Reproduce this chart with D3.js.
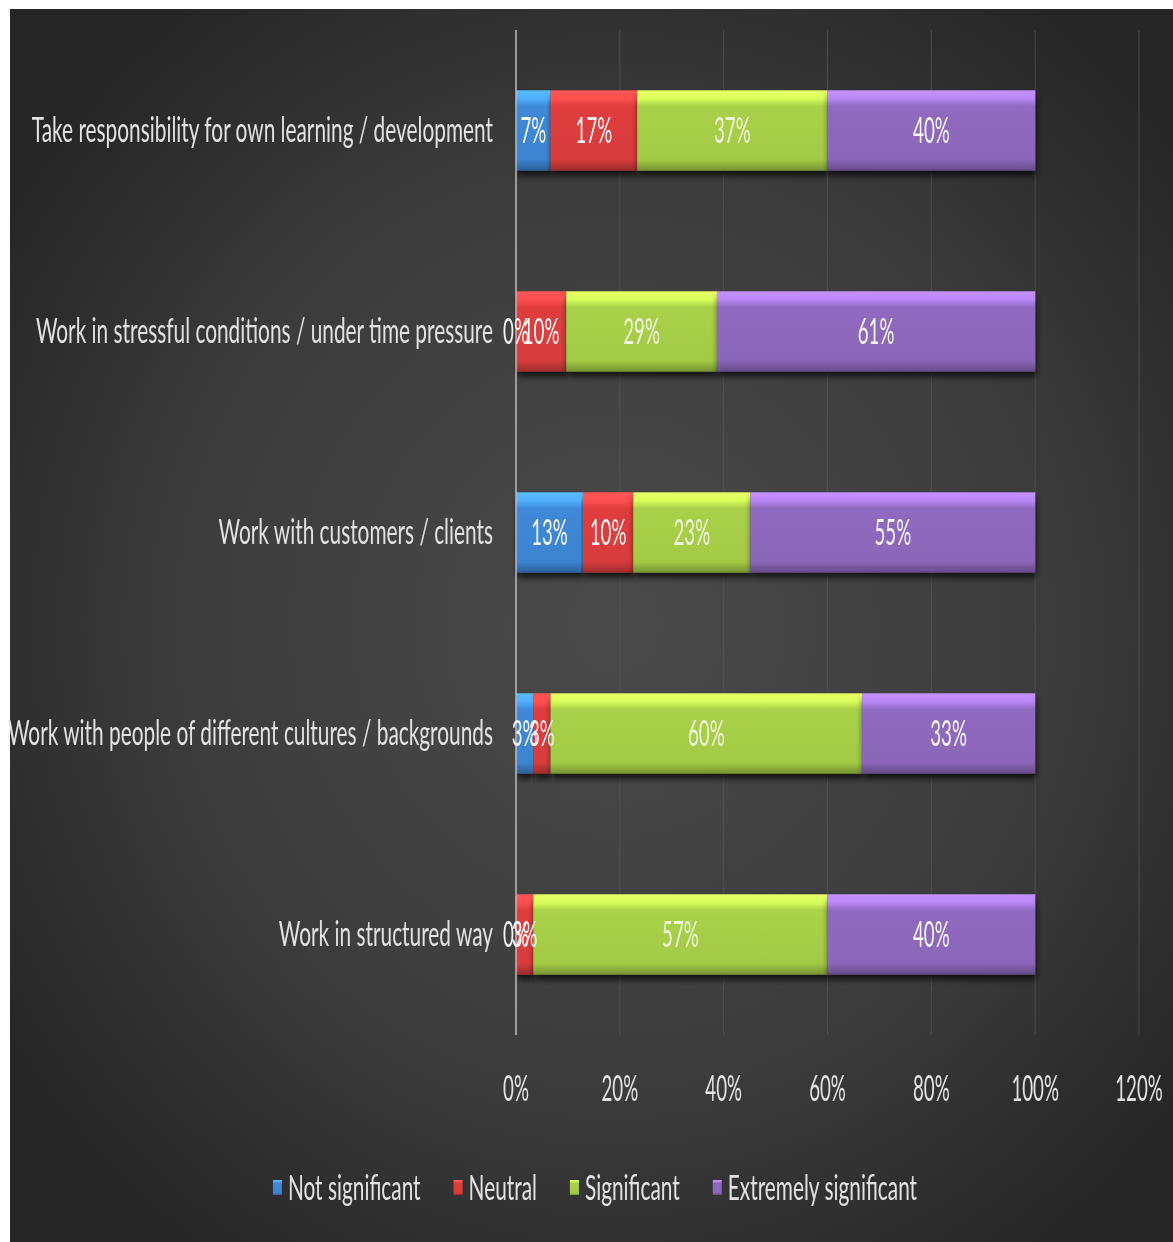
* * *
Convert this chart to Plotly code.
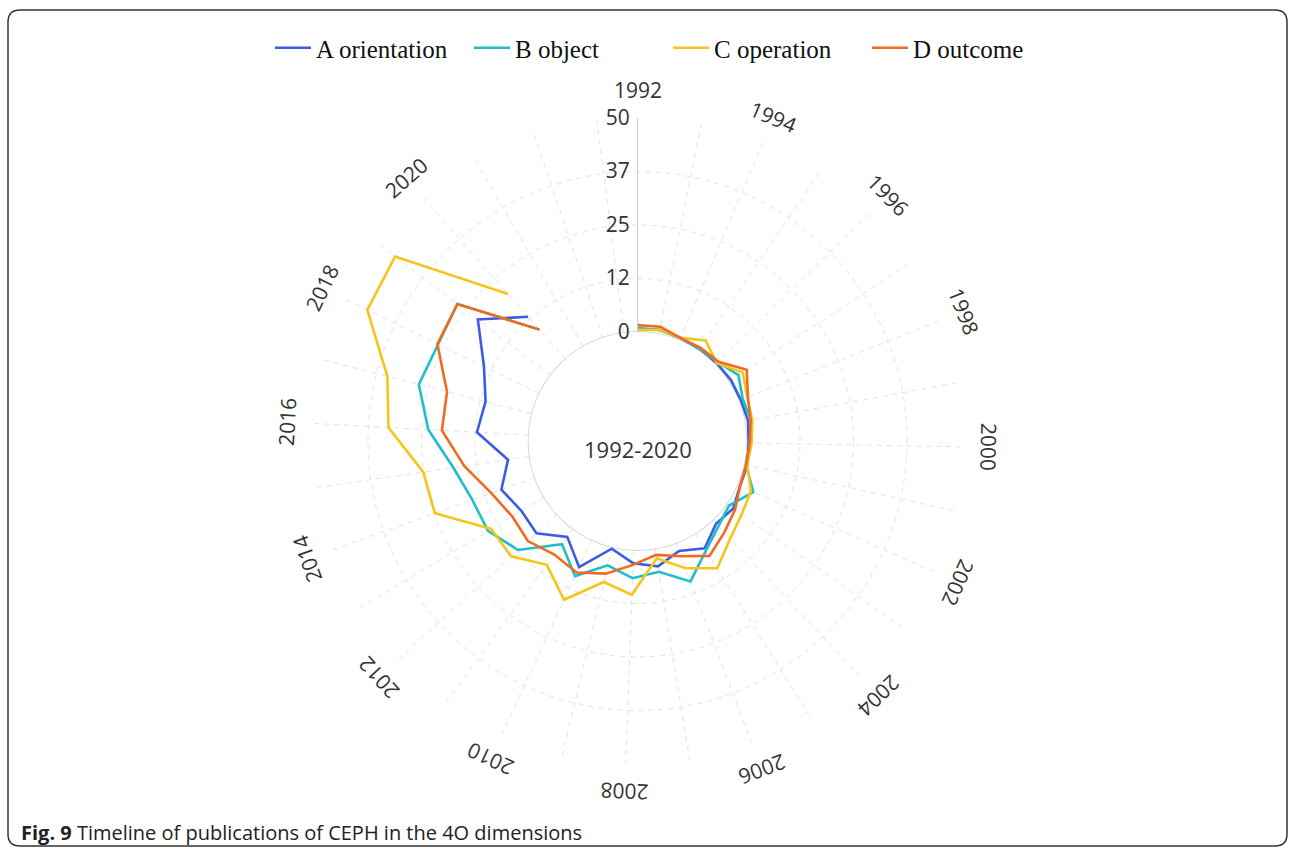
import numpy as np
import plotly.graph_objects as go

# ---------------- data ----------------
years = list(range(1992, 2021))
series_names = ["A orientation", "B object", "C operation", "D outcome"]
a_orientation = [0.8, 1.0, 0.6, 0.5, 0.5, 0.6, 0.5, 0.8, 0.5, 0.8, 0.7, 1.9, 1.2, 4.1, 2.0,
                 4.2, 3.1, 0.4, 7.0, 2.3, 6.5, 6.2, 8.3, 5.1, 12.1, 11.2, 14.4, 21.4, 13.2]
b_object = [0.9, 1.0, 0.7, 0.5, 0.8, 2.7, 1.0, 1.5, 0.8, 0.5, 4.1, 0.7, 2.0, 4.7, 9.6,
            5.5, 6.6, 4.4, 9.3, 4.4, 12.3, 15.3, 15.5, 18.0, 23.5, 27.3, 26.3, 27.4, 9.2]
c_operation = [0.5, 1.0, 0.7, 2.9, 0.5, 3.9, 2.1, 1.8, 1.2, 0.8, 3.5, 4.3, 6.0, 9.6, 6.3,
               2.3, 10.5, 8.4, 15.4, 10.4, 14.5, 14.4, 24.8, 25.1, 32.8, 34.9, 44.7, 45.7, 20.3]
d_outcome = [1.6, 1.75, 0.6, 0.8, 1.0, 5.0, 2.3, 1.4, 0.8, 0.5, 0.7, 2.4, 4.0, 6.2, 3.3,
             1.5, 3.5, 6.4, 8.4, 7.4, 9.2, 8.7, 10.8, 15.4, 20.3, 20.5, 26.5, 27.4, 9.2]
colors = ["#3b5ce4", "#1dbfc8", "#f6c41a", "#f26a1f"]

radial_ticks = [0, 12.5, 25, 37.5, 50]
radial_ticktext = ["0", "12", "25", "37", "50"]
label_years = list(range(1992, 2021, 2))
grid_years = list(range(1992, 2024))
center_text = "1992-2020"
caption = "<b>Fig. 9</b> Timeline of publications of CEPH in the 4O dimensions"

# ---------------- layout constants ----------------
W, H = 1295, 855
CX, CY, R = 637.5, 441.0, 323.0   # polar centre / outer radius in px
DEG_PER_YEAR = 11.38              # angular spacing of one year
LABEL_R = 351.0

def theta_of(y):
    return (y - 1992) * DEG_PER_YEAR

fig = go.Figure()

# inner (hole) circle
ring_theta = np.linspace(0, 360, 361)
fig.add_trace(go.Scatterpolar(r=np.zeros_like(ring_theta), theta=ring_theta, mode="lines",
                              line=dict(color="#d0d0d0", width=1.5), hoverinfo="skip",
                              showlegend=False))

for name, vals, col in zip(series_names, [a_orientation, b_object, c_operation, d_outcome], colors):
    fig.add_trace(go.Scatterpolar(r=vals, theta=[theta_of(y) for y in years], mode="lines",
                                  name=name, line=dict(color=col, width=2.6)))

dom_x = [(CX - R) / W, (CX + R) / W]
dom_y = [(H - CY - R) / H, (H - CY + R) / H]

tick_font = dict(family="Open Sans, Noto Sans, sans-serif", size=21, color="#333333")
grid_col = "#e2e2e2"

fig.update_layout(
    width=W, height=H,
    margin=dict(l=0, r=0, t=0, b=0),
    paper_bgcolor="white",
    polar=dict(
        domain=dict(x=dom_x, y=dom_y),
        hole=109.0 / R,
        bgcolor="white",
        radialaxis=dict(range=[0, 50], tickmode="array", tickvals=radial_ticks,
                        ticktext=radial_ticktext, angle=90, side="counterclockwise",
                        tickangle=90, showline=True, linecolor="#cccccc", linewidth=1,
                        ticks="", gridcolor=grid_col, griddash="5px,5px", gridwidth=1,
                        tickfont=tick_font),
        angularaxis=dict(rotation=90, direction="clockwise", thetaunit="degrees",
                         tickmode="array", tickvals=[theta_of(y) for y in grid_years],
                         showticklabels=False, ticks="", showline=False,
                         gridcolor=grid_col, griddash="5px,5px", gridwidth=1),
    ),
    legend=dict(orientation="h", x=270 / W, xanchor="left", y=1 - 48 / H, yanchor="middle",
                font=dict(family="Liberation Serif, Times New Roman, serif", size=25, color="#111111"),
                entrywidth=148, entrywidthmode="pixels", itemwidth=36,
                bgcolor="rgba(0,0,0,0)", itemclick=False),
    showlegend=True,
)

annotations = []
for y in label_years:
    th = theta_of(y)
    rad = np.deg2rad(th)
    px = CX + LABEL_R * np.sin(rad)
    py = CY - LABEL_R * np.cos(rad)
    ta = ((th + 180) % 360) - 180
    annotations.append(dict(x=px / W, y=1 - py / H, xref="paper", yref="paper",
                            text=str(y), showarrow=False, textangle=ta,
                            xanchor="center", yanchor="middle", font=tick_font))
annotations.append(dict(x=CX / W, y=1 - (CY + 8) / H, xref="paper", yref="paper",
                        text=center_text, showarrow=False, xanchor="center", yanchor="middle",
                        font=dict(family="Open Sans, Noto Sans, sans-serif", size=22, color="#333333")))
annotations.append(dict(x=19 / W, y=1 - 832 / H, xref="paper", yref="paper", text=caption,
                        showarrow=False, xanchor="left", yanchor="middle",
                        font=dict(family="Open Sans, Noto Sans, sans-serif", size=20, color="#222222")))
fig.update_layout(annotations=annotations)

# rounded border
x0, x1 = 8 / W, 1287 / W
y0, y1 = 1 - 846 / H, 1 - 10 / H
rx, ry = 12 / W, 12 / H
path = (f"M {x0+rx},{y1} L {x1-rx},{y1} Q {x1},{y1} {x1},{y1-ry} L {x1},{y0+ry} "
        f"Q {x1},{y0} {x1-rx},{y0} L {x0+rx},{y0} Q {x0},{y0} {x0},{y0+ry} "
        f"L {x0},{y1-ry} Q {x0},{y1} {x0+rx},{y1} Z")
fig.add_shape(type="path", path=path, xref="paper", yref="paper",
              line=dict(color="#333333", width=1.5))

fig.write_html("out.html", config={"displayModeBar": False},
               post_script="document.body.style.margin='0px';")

- Required task -
Any pictures should be left out. Reproduce every line from the one holding "Convert this chart to Plotly code." down to the one holding "dom_y = [(H - CY - R) / H, (H - CY + R) / H]", both of those lines included.

- Exercise output -
Convert this chart to Plotly code.
import numpy as np
import plotly.graph_objects as go

# ---------------- data ----------------
years = list(range(1992, 2021))
series_names = ["A orientation", "B object", "C operation", "D outcome"]
a_orientation = [0.8, 1.0, 0.6, 0.5, 0.5, 0.6, 0.5, 0.8, 0.5, 0.8, 0.7, 1.9, 1.2, 4.1, 2.0,
                 4.2, 3.1, 0.4, 7.0, 2.3, 6.5, 6.2, 8.3, 5.1, 12.1, 11.2, 14.4, 21.4, 13.2]
b_object = [0.9, 1.0, 0.7, 0.5, 0.8, 2.7, 1.0, 1.5, 0.8, 0.5, 4.1, 0.7, 2.0, 4.7, 9.6,
            5.5, 6.6, 4.4, 9.3, 4.4, 12.3, 15.3, 15.5, 18.0, 23.5, 27.3, 26.3, 27.4, 9.2]
c_operation = [0.5, 1.0, 0.7, 2.9, 0.5, 3.9, 2.1, 1.8, 1.2, 0.8, 3.5, 4.3, 6.0, 9.6, 6.3,
               2.3, 10.5, 8.4, 15.4, 10.4, 14.5, 14.4, 24.8, 25.1, 32.8, 34.9, 44.7, 45.7, 20.3]
d_outcome = [1.6, 1.75, 0.6, 0.8, 1.0, 5.0, 2.3, 1.4, 0.8, 0.5, 0.7, 2.4, 4.0, 6.2, 3.3,
             1.5, 3.5, 6.4, 8.4, 7.4, 9.2, 8.7, 10.8, 15.4, 20.3, 20.5, 26.5, 27.4, 9.2]
colors = ["#3b5ce4", "#1dbfc8", "#f6c41a", "#f26a1f"]

radial_ticks = [0, 12.5, 25, 37.5, 50]
radial_ticktext = ["0", "12", "25", "37", "50"]
label_years = list(range(1992, 2021, 2))
grid_years = list(range(1992, 2024))
center_text = "1992-2020"
caption = "<b>Fig. 9</b> Timeline of publications of CEPH in the 4O dimensions"

# ---------------- layout constants ----------------
W, H = 1295, 855
CX, CY, R = 637.5, 441.0, 323.0   # polar centre / outer radius in px
DEG_PER_YEAR = 11.38              # angular spacing of one year
LABEL_R = 351.0

def theta_of(y):
    return (y - 1992) * DEG_PER_YEAR

fig = go.Figure()

# inner (hole) circle
ring_theta = np.linspace(0, 360, 361)
fig.add_trace(go.Scatterpolar(r=np.zeros_like(ring_theta), theta=ring_theta, mode="lines",
                              line=dict(color="#d0d0d0", width=1.5), hoverinfo="skip",
                              showlegend=False))

for name, vals, col in zip(series_names, [a_orientation, b_object, c_operation, d_outcome], colors):
    fig.add_trace(go.Scatterpolar(r=vals, theta=[theta_of(y) for y in years], mode="lines",
                                  name=name, line=dict(color=col, width=2.6)))

dom_x = [(CX - R) / W, (CX + R) / W]
dom_y = [(H - CY - R) / H, (H - CY + R) / H]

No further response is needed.